## Exercise description
Copy every line with the string "this" in it.

Excerpt from a dataset:
______
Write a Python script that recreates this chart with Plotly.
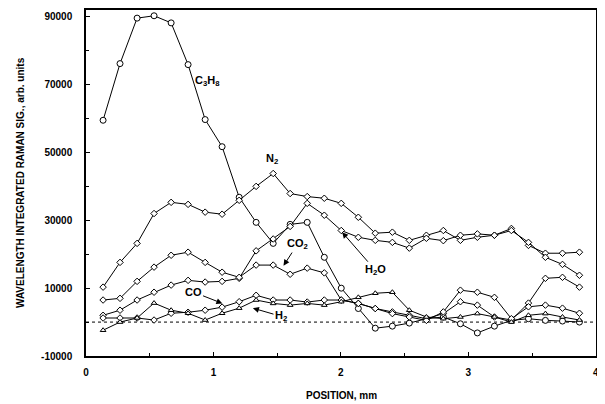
import plotly.graph_objects as go

position_mm = [0.134, 0.267, 0.401, 0.534, 0.668, 0.801, 0.935, 1.068, 1.202, 1.335,
               1.469, 1.602, 1.736, 1.870, 2.003, 2.137, 2.270, 2.404, 2.537, 2.671,
               2.804, 2.938, 3.071, 3.205, 3.338, 3.472, 3.605, 3.739, 3.872]

c3h8 = [59500, 76200, 89600, 90300, 88200, 75900, 59700, 51700, 36800, 29400,
        23200, 28800, 29400, 19100, 10000, 4000, -1800, -1200, -300, 1000,
        1500, -500, -3200, -1200, 500, 1000, 500, 300, 0]
n2 = [10300, 17600, 23200, 32000, 35300, 34700, 32400, 31800, 35900, 40000,
      43800, 37900, 37000, 36500, 35000, 30900, 26200, 26500, 24100, 25600,
      27000, 24100, 25000, 25600, 27600, 22600, 20300, 20300, 20600]
h2o = [2000, 3500, 6500, 8800, 10900, 12300, 11800, 12000, 12900, 21000,
       24500, 28200, 35000, 31500, 27000, 25000, 24100, 23500, 21800, 24700,
       24000, 25600, 26000, 25600, 27000, 23500, 19100, 17000, 13800]
co2 = [6500, 7000, 12000, 16200, 19700, 20600, 17600, 14700, 13200, 16800,
       16800, 14100, 15900, 14500, 6500, 5500, 4000, 3000, 2000, 1000,
       2500, 6000, 5000, 1500, 600, 5600, 12900, 13200, 10300]
co = [1200, 1200, 1200, 600, 2600, 2900, 3500, 4400, 6000, 7900,
      6500, 6500, 5900, 6500, 6500, 5500, 4000, 2500, 1500, 500,
      3000, 9400, 8800, 7300, 1000, 4500, 5000, 4100, 2600]
h2 = [-2400, 0, 1200, 5600, 3500, 2600, 600, 2600, 4100, 6500,
      5500, 5000, 5500, 5000, 6000, 7300, 8500, 8800, 3500, 1500,
      1000, 1500, 2500, 1500, 0, 2000, 2500, 1500, 600]

x_ticks = [0, 1, 2, 3, 4]
y_ticks = [-10000, 10000, 30000, 50000, 70000, 90000]

series = [
    ("C3H8", c3h8, "circle", 6),
    ("N2", n2, "diamond", 5),
    ("H2O", h2o, "diamond", 5),
    ("CO2", co2, "diamond", 5),
    ("CO", co, "diamond", 5),
    ("H2", h2, "triangle-up", 5),
]

fig = go.Figure()
for name, vals, sym, sz in series:
    fig.add_trace(go.Scatter(
        x=position_mm, y=vals, mode="lines+markers", name=name,
        line=dict(color="black", width=1),
        marker=dict(symbol=sym, size=sz, color="white",
                    line=dict(color="black", width=1)),
        showlegend=False, cliponaxis=False,
    ))

fig.add_shape(type="line", xref="x", yref="y", x0=0, x1=4, y0=0, y1=0,
              line=dict(color="black", width=1, dash="dot"), layer="below")

font_lbl = dict(family="Liberation Sans, Arial, sans-serif", size=11, color="black")
fig.add_annotation(x=0.95, y=71100, text="<b>C<sub>3</sub>H<sub>8</sub></b>",
                   showarrow=False, font=font_lbl)
fig.add_annotation(x=1.46, y=48200, text="<b>N<sub>2</sub></b>",
                   showarrow=False, font=font_lbl)
arrows = [
    ("<b>CO<sub>2</sub></b>", 1.55, 16600, 1.66, 23000),
    ("<b>H<sub>2</sub>O</b>", 2.01, 26500, 2.27, 15300),
    ("<b>CO</b>", 1.07, 5500, 0.84, 8900),
    ("<b>H<sub>2</sub></b>", 1.31, 4100, 1.53, 1700),
]
for txt, xt, yt, xa, ya in arrows:
    fig.add_annotation(x=xt, y=yt, ax=xa, ay=ya, axref="x", ayref="y",
                       text=txt, showarrow=True, arrowhead=2, arrowsize=1.2,
                       arrowwidth=1, arrowcolor="black", font=font_lbl)

axis_font = dict(family="Liberation Sans, Arial, sans-serif", size=10, color="black")

# axis titles as paper-anchored annotations
fig.add_annotation(xref="paper", yref="paper", x=0.5, y=0, yshift=-39,
                   text="<b>POSITION, mm</b>", showarrow=False, font=axis_font,
                   xanchor="center", yanchor="middle")
fig.add_annotation(xref="paper", yref="paper", x=0, y=0.5, xshift=-66,
                   text="<b>WAVELENGTH INTEGRATED RAMAN SIG., arb. units</b>",
                   textangle=-90, showarrow=False, font=axis_font,
                   xanchor="center", yanchor="middle")

fig.update_xaxes(range=[0, 4.002], tickvals=x_ticks,
                 ticktext=["<b>%d</b>" % v for v in x_ticks],
                 ticks="inside", ticklen=4, tickcolor="black",
                 minor=dict(dtick=0.5, ticks="inside", ticklen=3, tickcolor="black"),
                 showline=True, linecolor="black", linewidth=1.5, mirror=True,
                 showgrid=False, zeroline=False, tickfont=axis_font, automargin=False,
                 ticklabelstandoff=6)
fig.update_yaxes(range=[-10000, 92000], tickvals=y_ticks,
                 ticktext=["<b>%d</b>" % v for v in y_ticks],
                 ticks="inside", ticklen=4, tickcolor="black",
                 minor=dict(tickvals=[0, 20000, 40000, 60000, 80000], ticks="inside",
                            ticklen=3, tickcolor="black"),
                 showline=True, linecolor="black", linewidth=1.5, mirror=True,
                 showgrid=False, zeroline=False, tickfont=axis_font, automargin=False,
                 ticklabelstandoff=10)

# page body keeps its default 8px margin, so the figure is sized to fill the window
fig.update_layout(width=597, height=396, margin=dict(l=78, r=9, t=2, b=48),
                  plot_bgcolor="white", paper_bgcolor="white")
fig.write_html("out.html")
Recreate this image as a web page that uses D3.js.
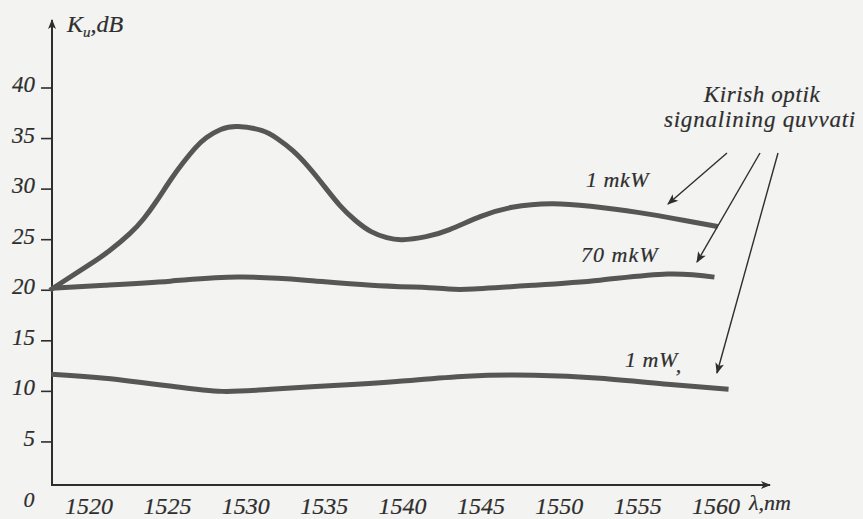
<!DOCTYPE html>
<html>
<head>
<meta charset="utf-8">
<script src="https://cdn.jsdelivr.net/npm/d3@7"></script>
<style>
  html, body { margin: 0; padding: 0; background: #f3f3f1; }
  svg { display: block; }
  text { stroke: #2e2e2e; stroke-width: 0.2px; }
</style>
</head>
<body>
<svg id="chart" width="863" height="519" font-family="'Liberation Serif', 'Times New Roman', Times, serif" font-style="italic" fill="#2e2e2e"></svg>
<script>
// Wavelength ticks (nm) and gain ticks (dB)
const xTicks = [1520, 1525, 1530, 1535, 1540, 1545, 1550, 1555, 1560];
const yTicks = [5, 10, 15, 20, 25, 30, 35, 40];

// Gain K_u (dB) versus wavelength for three input optical signal powers
const wl1mkW = [1517.5, 1520.0, 1521.3, 1522.6, 1523.5, 1524.3, 1525.2, 1526.0, 1526.8, 1527.5, 1528.4, 1529.5, 1531.0, 1532.0, 1533.0, 1534.0, 1535.0, 1536.0, 1537.0, 1538.0, 1539.0, 1540.0, 1541.5, 1543.0, 1545.0, 1547.0, 1549.5, 1552.0, 1555.0, 1558.0, 1560.1];
const k1mkW  = [20.0, 22.5, 23.9, 25.6, 27.1, 28.8, 30.9, 32.6, 34.1, 35.1, 35.9, 36.2, 35.8, 35.0, 33.8, 32.2, 30.3, 28.4, 26.9, 25.8, 25.2, 25.0, 25.3, 26.0, 27.3, 28.2, 28.55, 28.3, 27.7, 26.9, 26.3];

const wl70mkW = [1517.6, 1521.0, 1525.2, 1529.5, 1533.8, 1538.0, 1542.3, 1544.1, 1548.4, 1552.6, 1556.9, 1559.9];
const k70mkW  = [20.2, 20.5, 20.9, 21.3, 21.0, 20.5, 20.2, 20.1, 20.5, 21.0, 21.6, 21.3];

const wl1mW = [1517.6, 1521.0, 1525.3, 1528.5, 1531.6, 1535.9, 1539.8, 1544.1, 1548.4, 1552.6, 1556.9, 1560.8];
const k1mW  = [11.7, 11.3, 10.5, 10.0, 10.2, 10.6, 11.0, 11.5, 11.6, 11.3, 10.7, 10.2];

const seriesNames = ["1 mkW", "70 mkW", "1 mW"];

const svg = d3.select("#chart");

const x = d3.scaleLinear().domain([1520, 1560]).range([89, 716]);
const y = d3.scaleLinear().domain([0, 40]).range([492.5, 88]);

const axisX = 52;      // vertical axis position
const baseY = 485;     // horizontal axis position
const ink = "#2e2e2e";
const curveInk = "#565656";

// Arrowhead markers
const defs = svg.append("defs");
function marker(id, w, h) {
  defs.append("marker")
    .attr("id", id)
    .attr("viewBox", "0 0 10 10")
    .attr("refX", 9).attr("refY", 5)
    .attr("markerWidth", w).attr("markerHeight", h)
    .attr("markerUnits", "userSpaceOnUse")
    .attr("orient", "auto")
    .append("path")
    .attr("d", "M0,1 L10,5 L0,9 L2.5,5 Z")
    .attr("fill", ink);
}
marker("axisHead", 12, 10);
marker("noteHead", 13, 11);

// Axes
svg.append("line")
  .attr("x1", axisX).attr("y1", baseY + 1)
  .attr("x2", axisX).attr("y2", 20)
  .attr("stroke", ink).attr("stroke-width", 2)
  .attr("marker-end", "url(#axisHead)");
svg.append("line")
  .attr("x1", axisX - 1).attr("y1", baseY)
  .attr("x2", 770).attr("y2", baseY)
  .attr("stroke", ink).attr("stroke-width", 2)
  .attr("marker-end", "url(#axisHead)");

// Y ticks and labels
const yg = svg.append("g");
yg.selectAll("line").data(yTicks).join("line")
  .attr("x1", axisX - 11).attr("x2", axisX)
  .attr("y1", d => y(d)).attr("y2", d => y(d))
  .attr("stroke", ink).attr("stroke-width", 1.6);
yg.selectAll("text").data(yTicks).join("text")
  .attr("x", 35).attr("y", d => y(d) + 4)
  .attr("text-anchor", "end")
  .attr("font-size", 23)
  .text(d => d);

// Origin label
svg.append("text").attr("x", 29).attr("y", 507)
  .attr("text-anchor", "middle").attr("font-size", 22).text("0");

// X tick labels
svg.append("g").selectAll("text").data(xTicks).join("text")
  .attr("x", d => x(d)).attr("y", 514)
  .attr("text-anchor", "middle")
  .attr("font-size", 24)
  .text(d => d);

// Axis titles
svg.append("text").attr("x", 749).attr("y", 510).attr("font-size", 22).text("λ,nm");
const yt = svg.append("text").attr("x", 67).attr("y", 32).attr("font-size", 24);
yt.append("tspan").text("K");
yt.append("tspan").attr("font-size", 15).attr("dy", 5).text("u");
yt.append("tspan").attr("dy", -5).text(",dB");

// Curves
const line = d3.line()
  .x(d => x(d[0]))
  .y(d => y(d[1]))
  .curve(d3.curveNatural);

const series = [
  d3.zip(wl1mkW, k1mkW),
  d3.zip(wl70mkW, k70mkW),
  d3.zip(wl1mW, k1mW)
];
svg.append("g").selectAll("path").data(series).join("path")
  .attr("d", line)
  .attr("fill", "none")
  .attr("stroke", curveInk)
  .attr("stroke-width", 5)
  .attr("stroke-linecap", "butt");

// Series labels
svg.append("text").attr("x", 586).attr("y", 187).attr("font-size", 22).attr("letter-spacing", 0.5).text(seriesNames[0]);
svg.append("text").attr("x", 581).attr("y", 262).attr("font-size", 22).attr("letter-spacing", 1).text(seriesNames[1]);
const l3 = svg.append("text").attr("x", 625).attr("y", 367).attr("font-size", 22).attr("letter-spacing", 0.5);
l3.append("tspan").text(seriesNames[2]);
l3.append("tspan").attr("dy", 5).text(",");

// Annotation: input optical signal power
svg.append("text").attr("x", 762).attr("y", 102).attr("text-anchor", "middle")
  .attr("font-size", 23).attr("letter-spacing", 0.6).text("Kirish optik");
svg.append("text").attr("x", 760).attr("y", 127).attr("text-anchor", "middle")
  .attr("font-size", 23).attr("letter-spacing", 0.8).text("signalining quvvati");

const pointers = [
  [[727, 153], [668, 204]],
  [[760, 153], [697, 262]],
  [[778, 153], [717, 373]]
];
svg.append("g").selectAll("line").data(pointers).join("line")
  .attr("x1", d => d[0][0]).attr("y1", d => d[0][1])
  .attr("x2", d => d[1][0]).attr("y2", d => d[1][1])
  .attr("stroke", ink).attr("stroke-width", 1.4)
  .attr("marker-end", "url(#noteHead)");
</script>
</body>
</html>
______
## Written answer
Write a Python script that recreates this chart with Plotly.
Recreate this image as a web page that uses D3.js.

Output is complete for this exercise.